Mary Nduta, a child psychologist, concurs and explains: “Children naturally imitate what they see. If they spend four hours daily on TikTok, those influencers become their role models. They begin to trust online voices more than parents or teachers.”
According to a 2024 UNICEF report, Kenyan children spend an average of 3–5 hours daily online. That is more time than they spend with their parents during weekdays.
For working parents, Mgendi says, the screen has become the new “auntie and nannie all rolled into one.
“It soothes tantrums, entertains during meals, and gives parents breathing space, but the convenience comes with hidden costs, such as shortened attention spans, declining face-to-face social skills, sleep disruption, and exposure to harmful trends (like dangerous TikTok,” she says.
The UNICEF statistics speak volumes in many urban centres and rural communities, with parents lamenting the absence of communal care.
“Back in the day, if I misbehaved, even the kiosk owner would correct me. Today, no one wants to interfere,” says James Kariuki, a father of three girls.
Nduta says this silence leaves children vulnerable. Without real-life aunties and uncles, she notes, offering correction, affirmation, and guidance, many children turn to virtual ones.
But can a screen really nurture values of empathy, respect, and responsibility? What are children actually learning? For parents, the battle is not about banning technology, which is nearly impossible. It’s about balancing real human mentorship with digital exposure.
Digital aunties are not inherently bad, says Mugendi. “Some creators produce educational content, teaching science experiments, art, or storytelling, while others offer comfort to lonely children, particularly in urban settings where parents are absent,” she says.
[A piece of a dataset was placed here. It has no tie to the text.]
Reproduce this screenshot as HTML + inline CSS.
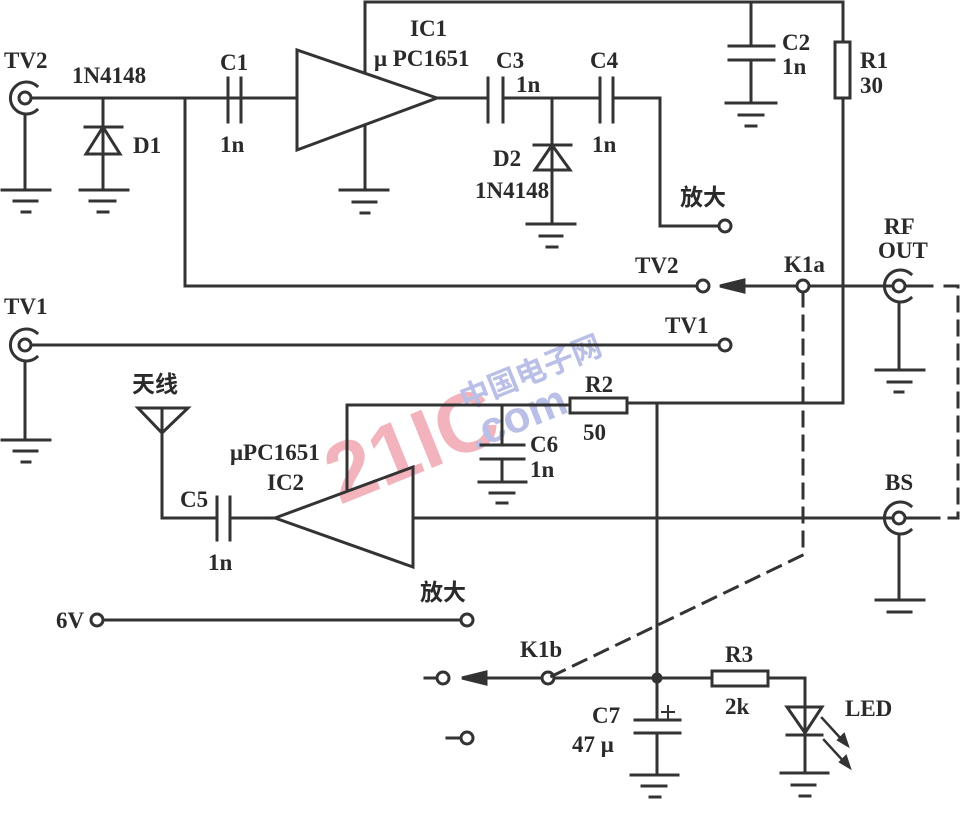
<!DOCTYPE html>
<html><head><meta charset="utf-8"><style>
html,body{margin:0;padding:0;background:#fff;}
svg{display:block;}
text{font-family:"Liberation Serif","Noto Serif CJK SC",serif;font-weight:bold;fill:#2a2a2a;}
.c{font-family:"Liberation Sans","Noto Sans CJK SC",sans-serif;}
</style></head><body>
<svg width="962" height="832" viewBox="0 0 962 832" xmlns="http://www.w3.org/2000/svg">
<g stroke="#333" stroke-width="3" fill="none" stroke-linecap="square">
<!-- watermark -->
<g stroke="none">
<text x="340" y="505" transform="rotate(-22 340 505)" font-size="84" style="fill:#f2b3bc;font-family:'Liberation Sans',sans-serif;font-weight:bold" >21IC</text>
<text x="465" y="410" transform="rotate(-22 465 410)" font-size="30" class="c" style="fill:#b9bfe6">中国电子网</text>
<text x="475" y="450" transform="rotate(-22 475 450)" font-size="44" style="fill:#b9bfe6;font-family:'Liberation Sans',sans-serif">.com</text>
</g>
<!-- TV2 connector -->
<circle cx="25" cy="98" r="6"/>
<path d="M37 86 A16 16 0 1 0 37 110"/>
<path d="M31 98 H295"/>
<path d="M25 114 V190 M2 190 H50 M14 201 H37 M22 212 H30"/>
<!-- D1 -->
<path d="M103 98 V190 M80 190 H128 M90 201 H115 M98 212 H108"/>
<path d="M85 127 H122 M103 127 L86 154 H120 Z"/>
<path d="M185 98 V286 H697"/>
<path d="M228 78 V122 M241 78 V122"/>
<path d="M297 50 V150 L437 98 Z"/>
<path d="M365 73 V2 H843 M365 125 V190 M340 190 H388 M353 202 H376 M361 213 H369"/>
<path d="M437 98 H488 M488 78 V122 M503 78 V122 M503 98 H600 M600 78 V122 M613 78 V122 M613 98 H660 V226 H719"/>
<circle cx="725" cy="226" r="6"/>
<path d="M552 98 V224 M527 224 H575 M540 236 H562 M547 247 H557"/>
<path d="M534 145 H571 M552 145 L535 170 H570 Z"/>
<path d="M751 2 V46 M729 46 H774 M729 60 H774 M751 60 V103 M726 103 H776 M739 115 H763 M746 126 H756"/>
<rect x="835" y="42" width="15" height="56"/>
<path d="M843 2 V42 M843 98 V403 H627"/>
<circle cx="703" cy="286" r="6"/>
<path d="M745 286 H797 M809 286 H893"/>
<circle cx="803" cy="286" r="6"/>
<path d="M720 286 L744 280 V292 Z" fill="#333"/>
<circle cx="899" cy="286" r="6"/>
<path d="M911 274 A16 16 0 1 0 911 298"/>
<path d="M905 286 H932 M899 302 V370 M876 370 H924 M888 382 H911 M895 392 H903"/>
<g stroke-dasharray="14 10">
<path d="M945 286 H958 V518 H932"/>
<path d="M803 292 V555 L548 678"/>
</g>
<circle cx="25" cy="345" r="6"/>
<path d="M37 333 A16 16 0 1 0 37 357"/>
<path d="M31 345 H719 M25 361 V440 M2 440 H50 M14 451 H37 M22 462 H30"/>
<circle cx="725" cy="345" r="6"/>
<path d="M138 408 H188 L162 433 Z M162 408 V518 H217 M217 497 V540 M230 497 V540 M230 518 H275"/>
<path d="M275 518 L413 467 V567 Z"/>
<path d="M347 491 V405 H570"/>
<rect x="570" y="398" width="57" height="15"/>
<path d="M502 405 V445 M481 445 H524 M481 459 H524 M502 459 V482 M479 482 H526 M490 493 H514 M497 503 H507"/>
<path d="M413 518 H893"/>
<circle cx="899" cy="518" r="6"/>
<path d="M911 506 A16 16 0 1 0 911 530"/>
<path d="M905 518 H932 M899 534 V600 M876 600 H924 M888 612 H911"/>
<path d="M657 405 V720 M635 720 H680 M635 733 H680 M657 733 V775 M631 775 H678 M642 786 H666 M650 797 H660"/>
<path d="M668 706 V718 M662 712 H674" stroke-width="2"/>
<circle cx="657" cy="678" r="4" fill="#333"/>
<circle cx="97" cy="620" r="6"/>
<path d="M103 620 H461"/>
<circle cx="467" cy="620" r="6"/>
<circle cx="443" cy="678" r="6"/>
<path d="M425 678 H437 M485 678 H542 M554 678 H712"/>
<path d="M462 678 L486 672 V684 Z" fill="#333"/>
<circle cx="548" cy="678" r="6"/>
<circle cx="467" cy="738" r="6"/>
<path d="M447 738 H461"/>
<rect x="712" y="671" width="56" height="15"/>
<path d="M768 678 H805 V773 M781 773 H828 M792 785 H815 M800 796 H810"/>
<path d="M787 707 H822 L805 733 Z M787 735 H822"/>
<path d="M822 718 L844 742 M824 740 L846 764" stroke-width="2.5"/>
<path d="M848 746 L838 740 L844 734 Z M850 768 L840 762 L846 756 Z" fill="#333" stroke-width="2"/>
</g>
<g font-size="23">
<text x="4" y="68">TV2</text>
<text x="72" y="83">1N4148</text>
<text x="133" y="153">D1</text>
<text x="220" y="70">C1</text>
<text x="220" y="152">1n</text>
<text x="410" y="36">IC1</text>
<text x="374" y="66">μ PC1651</text>
<text x="496" y="68">C3</text>
<text x="516" y="92">1n</text>
<text x="590" y="68">C4</text>
<text x="592" y="152">1n</text>
<text x="493" y="166">D2</text>
<text x="475" y="198">1N4148</text>
<text x="680" y="205" class="c" font-size="23">放大</text>
<text x="782" y="50">C2</text>
<text x="782" y="74">1n</text>
<text x="860" y="68">R1</text>
<text x="860" y="93">30</text>
<text x="635" y="273">TV2</text>
<text x="784" y="272">K1a</text>
<text x="884" y="234">RF</text>
<text x="878" y="258">OUT</text>
<text x="4" y="314">TV1</text>
<text x="665" y="333">TV1</text>
<text x="132" y="392" class="c" font-size="23">天线</text>
<text x="230" y="460">μPC1651</text>
<text x="267" y="490">IC2</text>
<text x="180" y="507">C5</text>
<text x="208" y="570">1n</text>
<text x="585" y="392">R2</text>
<text x="583" y="440">50</text>
<text x="530" y="452">C6</text>
<text x="530" y="477">1n</text>
<text x="885" y="490">BS</text>
<text x="420" y="600" class="c" font-size="23">放大</text>
<text x="56" y="628">6V</text>
<text x="520" y="657">K1b</text>
<text x="725" y="662">R3</text>
<text x="725" y="714">2k</text>
<text x="845" y="716">LED</text>
<text x="592" y="723">C7</text>
<text x="572" y="752">47 μ</text>
</g>
</svg>
</body></html>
Yet, there is a flip side, says Mgendi: Not all content aligns with family values. Children may absorb language, fashion, or behavior that parents neither model nor approve.
While real aunties corrected behavior with a glance or word, digital aunties mostly entertain, rarely teaching boundaries.
Also, children form attachments to influencers, sometimes preferring them over real-life relationships.
“Children are wired to imitate, and when their main source of role models is online personalities, they mirror not just the fun dances, but also the slang, the attitudes, and even the worldview,” says the family coach.
Cultural anthropologists say the digital auntie phenomenon is part of a larger cultural transition.
“In African societies, storytelling by the fire, riddles, and communal play were the glue of childhood,” says Prof. Stepen Rwigi, a sociologist at Kenyatta University.
“Today, that fire has been replaced by phone screens. The stories children consume are no longer rooted in their heritage but in global trends,” he says, adding: The result is children who may be tech-savvy, but less grounded in local culture.
The digital nanny phenomenon also exposes gaps in father-child bonding. Many boys, especially teenagers, look up to YouTube gamers or TikTok comedians instead of their fathers.
“I tried to show my son how to fix a leaking tap,” says Daniel, Ndunda, a father of three. “He wasn’t interested. Later, I heard him following a YouTube channel on DIY hacks. It stung! I was sidelined.”
The issue, Daniel reflects, is not about skills. It is about relevance. Children crave connection, and digital aunties and uncles often feel more engaging, fun, and “present” than adults around them.
What parents can do
Instead of fighting the digital tide, experts advise parents to co-create spaces where children experience both digital and real mentorship.
Watch content together and discuss it.
Introduce children to positive local creators, including Kenyan ones who share cultural stories.
Balance screen time with real-life experiences – visits to relatives, community events, or practical family activities.
“Parents cannot reclaim their authority by banning digital aunties,” Dr. Murage adds. “They must reclaim it by being present, engaged, and fun in their own children’s lives.”
If the old village has shrunk, perhaps it is time to rebuild a new one. Churches, schools, and community organisations can play a role in bridging the gap. Mentorship programs, youth clubs, and family days can reintroduce children to real-world aunties and uncles.
“The challenge for today’s parents is not to choose between digital and real aunties, but to balance both. The question is: will they rise to it? Poses the family coach.
As Alvin’s mother found out later, it is not enough to set rules about homework. The real work lies in reshaping the environment so that Alvin can grow up guided not only by online strangers, but also by the wisdom and love of his real-life community.
“The digital aunties may be loud, funny, and influential, but it is the real aunties who ground children in values, belonging, and identity,” says Psychologist Nduta.